*WHAT IS NEEDED:* In the listing below, locate the line with "Rebuild this chart" and the line with "import * as", then output both and everything between them exactly, minus any pictures.

*RECORDS SHOWN:*
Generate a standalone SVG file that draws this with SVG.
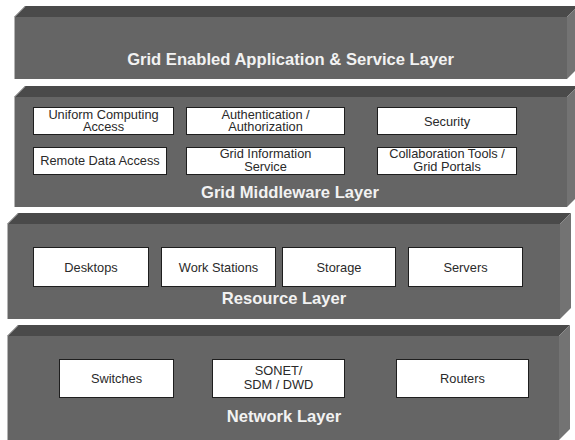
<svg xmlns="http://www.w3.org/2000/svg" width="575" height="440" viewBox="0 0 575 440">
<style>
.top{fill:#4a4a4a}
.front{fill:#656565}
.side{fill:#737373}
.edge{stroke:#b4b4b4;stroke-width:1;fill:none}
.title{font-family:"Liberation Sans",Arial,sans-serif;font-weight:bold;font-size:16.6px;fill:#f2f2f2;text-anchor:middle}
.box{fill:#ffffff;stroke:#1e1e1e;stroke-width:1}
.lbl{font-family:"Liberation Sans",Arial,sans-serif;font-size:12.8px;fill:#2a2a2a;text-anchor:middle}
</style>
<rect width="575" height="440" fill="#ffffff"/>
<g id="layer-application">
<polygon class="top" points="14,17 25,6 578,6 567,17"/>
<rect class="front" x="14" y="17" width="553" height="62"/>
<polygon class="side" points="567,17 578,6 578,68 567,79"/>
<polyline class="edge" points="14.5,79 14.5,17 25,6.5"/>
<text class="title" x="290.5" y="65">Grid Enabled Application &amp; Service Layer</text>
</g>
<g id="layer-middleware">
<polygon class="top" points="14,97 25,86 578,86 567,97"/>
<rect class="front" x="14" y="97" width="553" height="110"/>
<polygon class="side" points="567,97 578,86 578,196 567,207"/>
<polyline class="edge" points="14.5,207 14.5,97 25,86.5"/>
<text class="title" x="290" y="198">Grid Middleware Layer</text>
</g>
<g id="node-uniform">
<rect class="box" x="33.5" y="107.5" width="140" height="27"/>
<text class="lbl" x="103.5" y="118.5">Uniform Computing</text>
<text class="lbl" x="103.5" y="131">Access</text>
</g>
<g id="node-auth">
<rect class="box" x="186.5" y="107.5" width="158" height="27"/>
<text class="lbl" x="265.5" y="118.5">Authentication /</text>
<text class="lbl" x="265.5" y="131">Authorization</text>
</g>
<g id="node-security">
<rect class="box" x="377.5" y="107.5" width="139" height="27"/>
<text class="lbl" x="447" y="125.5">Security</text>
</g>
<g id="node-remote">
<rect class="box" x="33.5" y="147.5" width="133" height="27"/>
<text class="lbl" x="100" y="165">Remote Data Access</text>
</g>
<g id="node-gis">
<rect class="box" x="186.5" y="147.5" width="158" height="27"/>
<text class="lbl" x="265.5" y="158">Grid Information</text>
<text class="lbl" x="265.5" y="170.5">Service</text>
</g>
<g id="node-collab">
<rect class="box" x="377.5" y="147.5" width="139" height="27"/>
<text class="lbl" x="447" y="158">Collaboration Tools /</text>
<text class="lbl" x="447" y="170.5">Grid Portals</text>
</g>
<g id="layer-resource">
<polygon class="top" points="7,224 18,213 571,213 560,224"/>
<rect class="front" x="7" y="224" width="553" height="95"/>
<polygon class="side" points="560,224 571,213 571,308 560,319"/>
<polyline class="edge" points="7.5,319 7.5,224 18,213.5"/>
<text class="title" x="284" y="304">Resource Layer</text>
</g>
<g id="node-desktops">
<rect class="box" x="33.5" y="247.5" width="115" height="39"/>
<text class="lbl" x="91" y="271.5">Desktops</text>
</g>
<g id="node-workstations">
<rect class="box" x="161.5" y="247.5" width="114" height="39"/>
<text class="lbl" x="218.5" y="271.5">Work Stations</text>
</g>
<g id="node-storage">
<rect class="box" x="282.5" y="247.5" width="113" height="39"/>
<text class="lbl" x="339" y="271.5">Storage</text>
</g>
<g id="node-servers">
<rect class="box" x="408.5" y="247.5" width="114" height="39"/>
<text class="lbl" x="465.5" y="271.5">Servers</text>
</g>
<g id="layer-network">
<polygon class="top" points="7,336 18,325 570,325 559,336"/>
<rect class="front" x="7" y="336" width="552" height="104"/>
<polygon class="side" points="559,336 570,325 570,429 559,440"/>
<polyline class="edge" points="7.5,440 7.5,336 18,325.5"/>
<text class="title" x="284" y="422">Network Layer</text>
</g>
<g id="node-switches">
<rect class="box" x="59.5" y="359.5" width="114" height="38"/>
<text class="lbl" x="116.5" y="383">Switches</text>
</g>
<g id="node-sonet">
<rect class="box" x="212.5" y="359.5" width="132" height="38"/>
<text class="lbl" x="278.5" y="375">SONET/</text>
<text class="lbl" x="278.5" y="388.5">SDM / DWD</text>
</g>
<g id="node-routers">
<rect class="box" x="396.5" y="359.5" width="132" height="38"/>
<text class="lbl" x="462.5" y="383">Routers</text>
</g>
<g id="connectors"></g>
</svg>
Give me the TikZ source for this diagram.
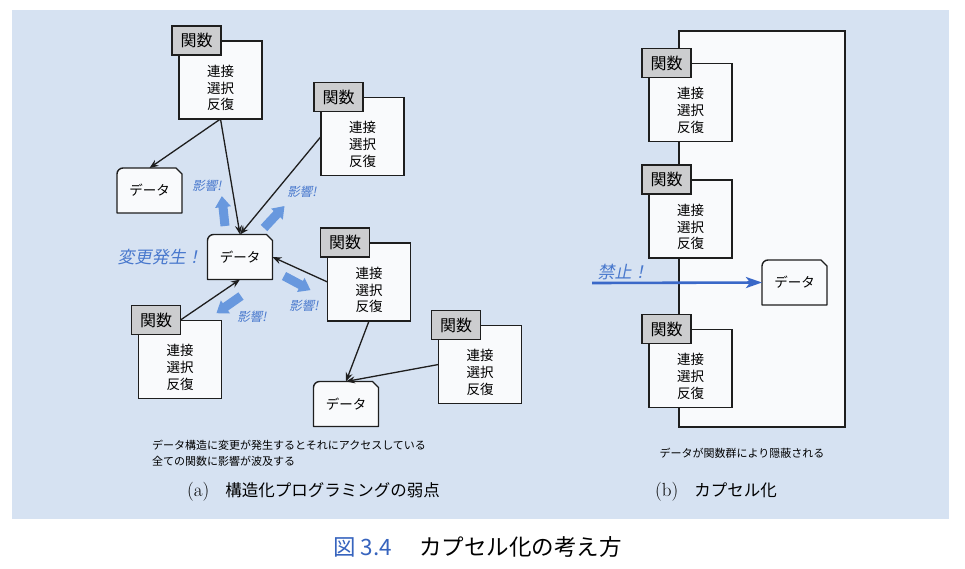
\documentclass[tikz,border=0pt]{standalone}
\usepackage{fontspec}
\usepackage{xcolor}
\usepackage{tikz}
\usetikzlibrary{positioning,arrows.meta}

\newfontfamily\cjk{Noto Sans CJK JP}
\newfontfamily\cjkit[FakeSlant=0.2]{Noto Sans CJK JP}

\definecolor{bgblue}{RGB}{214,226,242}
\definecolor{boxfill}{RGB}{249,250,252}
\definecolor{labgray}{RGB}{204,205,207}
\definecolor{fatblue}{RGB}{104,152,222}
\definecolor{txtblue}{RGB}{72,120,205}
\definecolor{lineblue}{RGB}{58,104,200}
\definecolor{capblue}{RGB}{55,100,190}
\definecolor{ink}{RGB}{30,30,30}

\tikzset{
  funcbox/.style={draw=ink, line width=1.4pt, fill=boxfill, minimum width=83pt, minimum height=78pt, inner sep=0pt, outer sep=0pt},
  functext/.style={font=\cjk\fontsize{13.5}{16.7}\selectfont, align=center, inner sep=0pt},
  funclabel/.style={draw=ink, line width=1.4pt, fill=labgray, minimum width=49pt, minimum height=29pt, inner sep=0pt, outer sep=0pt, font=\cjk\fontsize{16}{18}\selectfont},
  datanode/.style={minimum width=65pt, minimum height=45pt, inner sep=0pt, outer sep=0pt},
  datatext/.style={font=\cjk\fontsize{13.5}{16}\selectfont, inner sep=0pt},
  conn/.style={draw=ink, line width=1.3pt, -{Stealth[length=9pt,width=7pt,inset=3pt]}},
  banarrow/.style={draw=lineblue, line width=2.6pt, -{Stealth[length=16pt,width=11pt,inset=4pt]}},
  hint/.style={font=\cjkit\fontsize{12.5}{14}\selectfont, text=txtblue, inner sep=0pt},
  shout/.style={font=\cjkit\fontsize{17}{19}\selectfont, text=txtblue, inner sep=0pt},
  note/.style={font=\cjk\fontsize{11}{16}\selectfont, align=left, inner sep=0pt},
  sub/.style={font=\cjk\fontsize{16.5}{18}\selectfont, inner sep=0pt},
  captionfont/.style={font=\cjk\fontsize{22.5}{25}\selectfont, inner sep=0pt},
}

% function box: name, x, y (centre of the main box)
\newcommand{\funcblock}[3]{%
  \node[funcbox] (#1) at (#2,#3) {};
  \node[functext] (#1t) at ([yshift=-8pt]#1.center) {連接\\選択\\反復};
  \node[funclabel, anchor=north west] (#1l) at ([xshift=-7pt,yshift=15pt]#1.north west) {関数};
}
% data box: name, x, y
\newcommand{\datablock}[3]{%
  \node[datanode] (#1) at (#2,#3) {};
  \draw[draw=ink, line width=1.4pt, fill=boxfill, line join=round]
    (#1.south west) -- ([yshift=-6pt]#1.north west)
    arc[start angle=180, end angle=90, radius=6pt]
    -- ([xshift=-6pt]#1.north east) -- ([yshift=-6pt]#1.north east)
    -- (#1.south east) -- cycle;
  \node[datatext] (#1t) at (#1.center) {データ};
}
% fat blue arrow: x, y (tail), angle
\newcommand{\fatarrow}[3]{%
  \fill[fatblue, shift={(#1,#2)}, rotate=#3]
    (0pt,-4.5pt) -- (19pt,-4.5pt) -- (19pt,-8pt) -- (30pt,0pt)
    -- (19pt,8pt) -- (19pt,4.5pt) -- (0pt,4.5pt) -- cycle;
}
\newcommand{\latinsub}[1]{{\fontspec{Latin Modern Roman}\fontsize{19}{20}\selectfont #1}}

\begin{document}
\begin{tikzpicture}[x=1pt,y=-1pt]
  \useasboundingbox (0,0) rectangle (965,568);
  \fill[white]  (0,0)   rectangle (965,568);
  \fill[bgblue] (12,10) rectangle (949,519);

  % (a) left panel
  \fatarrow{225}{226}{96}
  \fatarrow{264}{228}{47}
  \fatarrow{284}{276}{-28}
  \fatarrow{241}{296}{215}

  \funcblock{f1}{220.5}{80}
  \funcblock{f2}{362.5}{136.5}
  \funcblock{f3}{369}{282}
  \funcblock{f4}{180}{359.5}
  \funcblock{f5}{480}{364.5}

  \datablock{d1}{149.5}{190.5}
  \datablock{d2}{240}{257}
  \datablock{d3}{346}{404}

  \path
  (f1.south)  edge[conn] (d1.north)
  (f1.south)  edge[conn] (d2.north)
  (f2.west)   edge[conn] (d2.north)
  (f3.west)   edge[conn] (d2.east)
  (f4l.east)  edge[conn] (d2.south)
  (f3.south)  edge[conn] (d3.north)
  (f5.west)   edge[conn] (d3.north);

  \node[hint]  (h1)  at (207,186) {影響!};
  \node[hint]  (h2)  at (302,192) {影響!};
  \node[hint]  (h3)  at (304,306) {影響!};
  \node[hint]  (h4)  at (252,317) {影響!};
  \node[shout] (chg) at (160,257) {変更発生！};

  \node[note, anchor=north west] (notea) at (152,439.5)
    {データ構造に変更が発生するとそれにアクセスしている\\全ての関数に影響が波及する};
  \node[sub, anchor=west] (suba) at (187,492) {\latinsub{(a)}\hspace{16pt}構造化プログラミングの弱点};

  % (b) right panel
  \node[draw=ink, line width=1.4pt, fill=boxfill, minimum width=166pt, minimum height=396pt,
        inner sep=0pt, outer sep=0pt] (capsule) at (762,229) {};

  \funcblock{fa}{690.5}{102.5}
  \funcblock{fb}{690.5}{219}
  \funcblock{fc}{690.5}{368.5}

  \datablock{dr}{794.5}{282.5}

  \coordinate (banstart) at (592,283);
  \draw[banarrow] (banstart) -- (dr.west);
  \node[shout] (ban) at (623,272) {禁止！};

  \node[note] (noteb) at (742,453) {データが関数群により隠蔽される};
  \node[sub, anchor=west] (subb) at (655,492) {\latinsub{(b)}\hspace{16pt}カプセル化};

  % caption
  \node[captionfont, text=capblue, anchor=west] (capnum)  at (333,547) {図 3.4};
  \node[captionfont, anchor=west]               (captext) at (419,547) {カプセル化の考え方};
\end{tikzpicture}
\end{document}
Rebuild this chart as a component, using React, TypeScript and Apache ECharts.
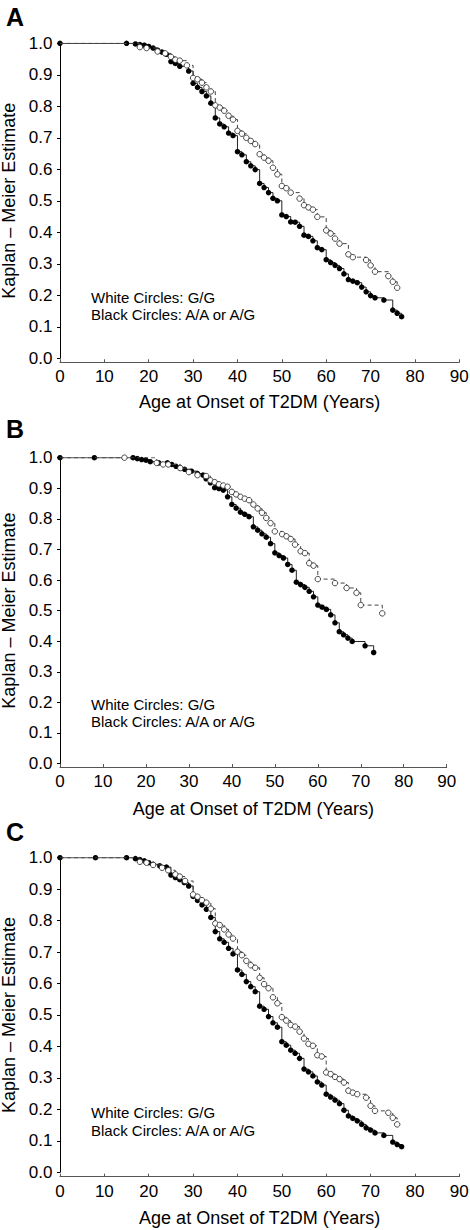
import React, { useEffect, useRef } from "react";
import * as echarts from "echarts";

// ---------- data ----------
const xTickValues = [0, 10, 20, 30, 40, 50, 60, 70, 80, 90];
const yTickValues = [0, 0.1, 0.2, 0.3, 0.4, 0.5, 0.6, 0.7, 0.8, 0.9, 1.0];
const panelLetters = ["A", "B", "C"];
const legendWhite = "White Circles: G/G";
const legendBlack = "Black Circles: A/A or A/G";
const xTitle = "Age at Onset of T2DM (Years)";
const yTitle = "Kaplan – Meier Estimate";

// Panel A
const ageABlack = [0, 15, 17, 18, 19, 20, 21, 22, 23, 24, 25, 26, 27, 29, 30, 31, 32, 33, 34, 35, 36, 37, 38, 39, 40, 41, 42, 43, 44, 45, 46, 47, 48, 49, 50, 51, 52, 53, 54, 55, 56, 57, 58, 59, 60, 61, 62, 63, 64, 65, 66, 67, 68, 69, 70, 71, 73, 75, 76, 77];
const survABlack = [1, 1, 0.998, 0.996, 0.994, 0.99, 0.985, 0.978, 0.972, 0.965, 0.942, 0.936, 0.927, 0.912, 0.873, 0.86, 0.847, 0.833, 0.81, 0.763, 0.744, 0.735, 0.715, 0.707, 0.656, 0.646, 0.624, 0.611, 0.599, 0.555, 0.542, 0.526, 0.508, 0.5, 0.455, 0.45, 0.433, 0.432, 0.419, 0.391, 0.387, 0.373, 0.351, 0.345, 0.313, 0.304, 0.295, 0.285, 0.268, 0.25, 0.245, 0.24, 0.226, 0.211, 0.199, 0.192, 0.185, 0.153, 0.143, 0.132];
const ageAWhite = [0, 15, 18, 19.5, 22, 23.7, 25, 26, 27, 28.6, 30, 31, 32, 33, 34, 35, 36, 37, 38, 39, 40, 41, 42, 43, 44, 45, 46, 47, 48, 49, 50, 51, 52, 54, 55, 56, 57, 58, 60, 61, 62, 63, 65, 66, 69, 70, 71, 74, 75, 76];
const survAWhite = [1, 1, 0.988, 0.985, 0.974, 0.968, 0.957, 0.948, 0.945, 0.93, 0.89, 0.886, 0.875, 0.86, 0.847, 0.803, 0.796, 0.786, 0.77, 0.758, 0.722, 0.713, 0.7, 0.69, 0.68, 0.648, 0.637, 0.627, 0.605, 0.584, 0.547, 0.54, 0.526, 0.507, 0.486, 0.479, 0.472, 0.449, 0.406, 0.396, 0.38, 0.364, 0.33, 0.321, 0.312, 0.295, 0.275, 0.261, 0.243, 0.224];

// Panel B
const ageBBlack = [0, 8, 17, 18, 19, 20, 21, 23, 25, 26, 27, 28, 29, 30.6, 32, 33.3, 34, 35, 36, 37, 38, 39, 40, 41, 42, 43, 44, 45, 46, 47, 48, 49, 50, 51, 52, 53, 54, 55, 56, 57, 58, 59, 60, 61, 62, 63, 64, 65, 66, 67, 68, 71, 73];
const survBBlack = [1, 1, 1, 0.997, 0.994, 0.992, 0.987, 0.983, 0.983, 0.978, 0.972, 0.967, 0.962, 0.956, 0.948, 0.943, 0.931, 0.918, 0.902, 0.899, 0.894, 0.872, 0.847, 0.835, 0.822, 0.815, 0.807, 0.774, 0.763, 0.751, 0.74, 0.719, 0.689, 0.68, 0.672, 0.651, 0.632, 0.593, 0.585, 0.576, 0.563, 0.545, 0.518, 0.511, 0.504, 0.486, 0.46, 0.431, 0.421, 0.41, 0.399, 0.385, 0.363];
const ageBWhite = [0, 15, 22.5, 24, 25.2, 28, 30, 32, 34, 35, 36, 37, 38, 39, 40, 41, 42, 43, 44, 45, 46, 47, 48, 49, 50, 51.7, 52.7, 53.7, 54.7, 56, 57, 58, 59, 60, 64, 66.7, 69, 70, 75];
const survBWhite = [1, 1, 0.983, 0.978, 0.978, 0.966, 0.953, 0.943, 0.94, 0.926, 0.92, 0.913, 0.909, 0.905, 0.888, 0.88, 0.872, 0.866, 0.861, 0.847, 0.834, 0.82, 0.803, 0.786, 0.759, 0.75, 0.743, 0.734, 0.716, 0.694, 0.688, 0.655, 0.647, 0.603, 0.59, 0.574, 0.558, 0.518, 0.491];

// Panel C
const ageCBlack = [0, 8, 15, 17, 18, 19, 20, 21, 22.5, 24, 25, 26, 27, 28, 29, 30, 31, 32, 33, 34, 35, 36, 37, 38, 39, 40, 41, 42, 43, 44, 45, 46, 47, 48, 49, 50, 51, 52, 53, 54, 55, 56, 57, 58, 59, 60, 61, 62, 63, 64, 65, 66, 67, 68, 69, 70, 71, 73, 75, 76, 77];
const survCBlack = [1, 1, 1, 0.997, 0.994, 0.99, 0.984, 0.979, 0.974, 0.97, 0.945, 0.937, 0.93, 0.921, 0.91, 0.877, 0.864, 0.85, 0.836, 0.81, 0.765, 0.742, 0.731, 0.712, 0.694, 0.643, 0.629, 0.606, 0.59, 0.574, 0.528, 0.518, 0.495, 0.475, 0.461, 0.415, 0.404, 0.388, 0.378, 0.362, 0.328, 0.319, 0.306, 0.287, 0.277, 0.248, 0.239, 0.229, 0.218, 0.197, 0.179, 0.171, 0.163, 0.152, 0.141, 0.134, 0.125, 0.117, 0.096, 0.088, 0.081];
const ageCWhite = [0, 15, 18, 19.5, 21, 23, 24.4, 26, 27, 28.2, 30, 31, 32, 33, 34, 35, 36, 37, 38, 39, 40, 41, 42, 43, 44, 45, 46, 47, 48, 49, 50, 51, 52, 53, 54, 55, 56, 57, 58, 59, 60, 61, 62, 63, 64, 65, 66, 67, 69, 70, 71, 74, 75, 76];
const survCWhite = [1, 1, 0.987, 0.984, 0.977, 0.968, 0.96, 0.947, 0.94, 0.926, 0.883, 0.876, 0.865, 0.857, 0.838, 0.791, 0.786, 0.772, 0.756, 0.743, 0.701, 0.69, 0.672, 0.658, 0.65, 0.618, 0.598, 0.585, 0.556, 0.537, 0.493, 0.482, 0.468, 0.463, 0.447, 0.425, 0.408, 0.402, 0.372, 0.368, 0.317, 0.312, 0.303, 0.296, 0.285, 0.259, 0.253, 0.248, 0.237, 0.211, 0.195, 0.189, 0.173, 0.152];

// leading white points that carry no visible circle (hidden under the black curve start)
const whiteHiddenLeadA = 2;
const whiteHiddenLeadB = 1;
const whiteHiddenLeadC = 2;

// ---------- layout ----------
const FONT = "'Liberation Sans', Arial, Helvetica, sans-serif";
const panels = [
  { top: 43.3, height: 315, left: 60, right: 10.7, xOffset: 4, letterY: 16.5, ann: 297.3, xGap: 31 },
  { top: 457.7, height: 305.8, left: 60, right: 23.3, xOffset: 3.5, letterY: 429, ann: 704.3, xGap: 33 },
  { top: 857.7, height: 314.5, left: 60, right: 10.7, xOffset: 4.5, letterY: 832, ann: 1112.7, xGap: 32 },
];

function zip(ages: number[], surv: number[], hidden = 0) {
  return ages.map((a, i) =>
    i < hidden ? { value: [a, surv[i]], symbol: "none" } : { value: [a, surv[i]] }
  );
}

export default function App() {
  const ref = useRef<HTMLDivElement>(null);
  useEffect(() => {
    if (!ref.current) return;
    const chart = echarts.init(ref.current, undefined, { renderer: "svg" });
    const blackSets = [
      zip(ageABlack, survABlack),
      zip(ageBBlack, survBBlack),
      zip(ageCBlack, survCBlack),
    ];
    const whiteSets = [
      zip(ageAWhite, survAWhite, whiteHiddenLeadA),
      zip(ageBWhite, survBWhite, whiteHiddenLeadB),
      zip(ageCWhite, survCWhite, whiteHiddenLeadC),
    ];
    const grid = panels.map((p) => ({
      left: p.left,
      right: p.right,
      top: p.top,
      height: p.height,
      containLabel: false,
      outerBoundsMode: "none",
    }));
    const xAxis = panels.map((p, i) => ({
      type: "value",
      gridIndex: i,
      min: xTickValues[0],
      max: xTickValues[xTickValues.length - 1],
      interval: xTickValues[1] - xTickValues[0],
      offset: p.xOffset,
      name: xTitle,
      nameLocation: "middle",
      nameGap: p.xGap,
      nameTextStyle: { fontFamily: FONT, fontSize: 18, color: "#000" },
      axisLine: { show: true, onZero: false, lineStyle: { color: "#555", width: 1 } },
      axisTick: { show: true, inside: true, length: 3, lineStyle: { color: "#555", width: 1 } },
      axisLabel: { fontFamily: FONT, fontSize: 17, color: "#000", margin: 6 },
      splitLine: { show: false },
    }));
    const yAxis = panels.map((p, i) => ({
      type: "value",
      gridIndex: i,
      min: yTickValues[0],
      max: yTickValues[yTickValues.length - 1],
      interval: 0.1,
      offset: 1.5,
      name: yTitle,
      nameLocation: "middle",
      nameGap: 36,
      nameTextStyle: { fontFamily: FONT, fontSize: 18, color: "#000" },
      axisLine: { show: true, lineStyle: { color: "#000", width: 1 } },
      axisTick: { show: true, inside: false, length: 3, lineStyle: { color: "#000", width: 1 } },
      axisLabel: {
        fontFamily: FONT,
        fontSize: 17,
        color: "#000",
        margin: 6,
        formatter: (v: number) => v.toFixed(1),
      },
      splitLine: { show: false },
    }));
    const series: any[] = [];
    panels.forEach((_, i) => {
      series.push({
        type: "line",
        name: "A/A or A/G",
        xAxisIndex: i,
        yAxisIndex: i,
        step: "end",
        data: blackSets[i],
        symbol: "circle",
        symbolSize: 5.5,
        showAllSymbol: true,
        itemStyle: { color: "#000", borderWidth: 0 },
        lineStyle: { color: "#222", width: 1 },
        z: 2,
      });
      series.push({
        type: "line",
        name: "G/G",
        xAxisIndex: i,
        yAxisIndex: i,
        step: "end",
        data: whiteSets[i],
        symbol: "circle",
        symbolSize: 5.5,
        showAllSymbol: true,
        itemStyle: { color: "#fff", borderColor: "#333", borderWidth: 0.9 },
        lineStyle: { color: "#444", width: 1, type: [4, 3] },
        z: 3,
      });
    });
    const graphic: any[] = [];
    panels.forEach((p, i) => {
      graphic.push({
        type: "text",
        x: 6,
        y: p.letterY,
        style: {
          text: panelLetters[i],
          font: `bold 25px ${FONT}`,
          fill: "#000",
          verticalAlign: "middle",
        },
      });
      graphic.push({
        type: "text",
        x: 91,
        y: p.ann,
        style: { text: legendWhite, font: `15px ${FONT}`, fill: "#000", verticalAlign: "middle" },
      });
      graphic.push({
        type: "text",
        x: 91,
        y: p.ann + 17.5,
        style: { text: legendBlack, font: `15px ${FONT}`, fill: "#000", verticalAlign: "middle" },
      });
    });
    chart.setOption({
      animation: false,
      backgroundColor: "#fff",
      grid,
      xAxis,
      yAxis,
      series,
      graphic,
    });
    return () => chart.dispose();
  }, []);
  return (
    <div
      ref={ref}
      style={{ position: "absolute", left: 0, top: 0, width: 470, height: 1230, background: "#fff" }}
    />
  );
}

*REPLY:*
Rebuild this chart as a component, using React, TypeScript and Apache ECharts.
import React, { useEffect, useRef } from "react";
import * as echarts from "echarts";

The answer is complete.